*Por Samanta Lopes
A pandemia aumentou o número de vaquinhas, ou seja, grupos que ajudam uma pessoa ou causa através de diversos portais de financiamento coletivo. Muitas pessoas conseguiram sobreviver, inclusive na área artística, graças a essas iniciativas.
Uma característica do mercado no Brasil é que, quando aumenta a procura, os valores aumentam, mesmo com fins sociais como os das vaquinhas. Assim, as pessoas gestoras dessas iniciativas aumentaram as taxas, e alguns até disponibilizam cursos para melhorar as arrecadações.
Um site que andou um pouco na contramão dos demais foi o Razões para Acreditar. Continuaram propagando notícias e pedindo ajuda para as pessoas e entidades que precisavam, sem tornar o processo abusivo.
Quando trago esse tema, quero lembrar que mais uma vez falamos de situações de privilégio e de real capacidade de mudar uma vida ou várias. As vaquinhas estarão mais presentes neste fim de ano, afinal muitas pessoas não conseguiram voltar ao trabalho ou ficaram com sequelas da pandemia.
Há muitas histórias sofridas em andamento, e certamente é mais fácil doar por um serviço como esse do que se voluntariar, por exemplo, para ser uma pessoa presente, que visite alguém em entidades como a Casa Florescer ou a Casa 1, que abrigam pessoas da comunidade LGBTQIA+ – um dos grupos que mais sofre com violência seguida de morte em nosso país. O dossiê “Assassinatos e Violência contra Travestis e Transexuais Brasileiras em 2020” nos coloca no 1º lugar entre os países que mais assassinam pessoas trans no mundo – v. Associação Nacional de Travestis e Transexuais (Antra).
Não há demérito em arrecadar recursos e fazê-los chegarem a quem precisa. A questão é: o que isso muda em sua vida e na das pessoas que apoiou? Quando falamos das vaquinhas, elas realmente chegam a muitas pessoas e ficamos sabendo de suas histórias e nos sensibilizamos. Mas será que continuar doando resolve?
Como o querido Joseph Kuga, homem trans e especialista em diversidade, disse há alguns dias em um bate-papo: “Visite o lugar, conheça as pessoas, pergunte como pode ajudá-las a terem uma vida melhor, e escute. Ajude a construir um currículo, encaminhe para pessoas conhecidas e leve para sua empresa, abra espaço para a contratação, considerando treinamento, preparo do local e sensibilização da equipe. Planeje, pergunte a quem está ajudando, o que a pessoa precisa e como pode ser ajudada.

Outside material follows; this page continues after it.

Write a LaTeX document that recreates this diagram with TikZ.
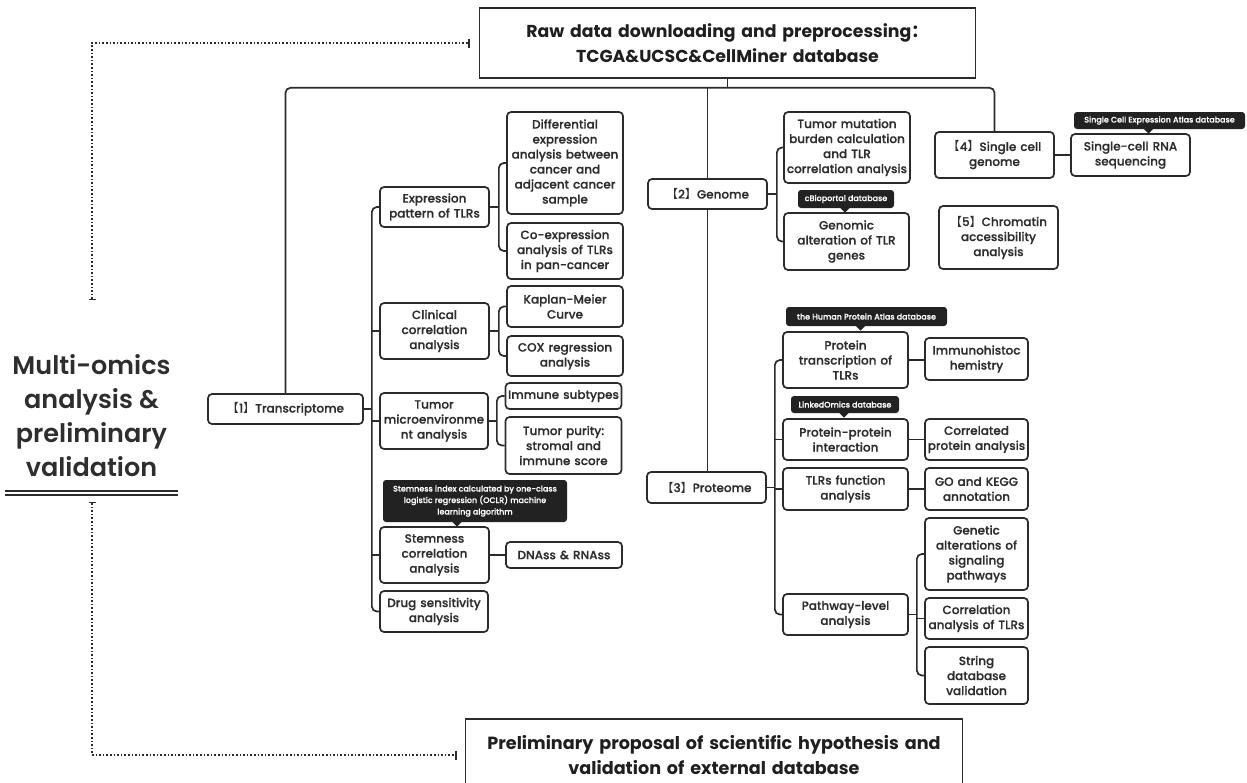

Isso começa por respeitar o nome pelo qual ela quer ser apresentada quando iniciar”.
Muitas pessoas promovem amigos secretos, amigos da onça, enfim, geram interações entre as pessoas colaboradoras em festas que custam caro. Por que não pensar em usar esses momentos para promover a entrega de bolsas com absorventes, itens de higiene pessoal, um livro, ou até algum outro mimo para mulheres do sistema prisional ou para entidades que apoiam moradores de rua, como o projeto Lavanderia, do Lucas Caldeira (@ninhosocial)?
E não é mandar entregar. É ir ao local, olhar as pessoas nos olhos, fazer um bolo e um café para compartilhar, enquanto ouve delas sobre os seus sonhos para o ano novo.
As vaquinhas vão continuar e espero que se ajustem para serem mais inclusivas, garantindo, sim, que sejam sustentáveis para atender a mais pessoas que precisam delas. Por outro lado, será ótimo o dia em que não precisarmos mais delas, pois será um sinal de que conseguimos encontrar o equilíbrio e todas as pessoas vivem vidas dignas, com perspectivas de um futuro melhor.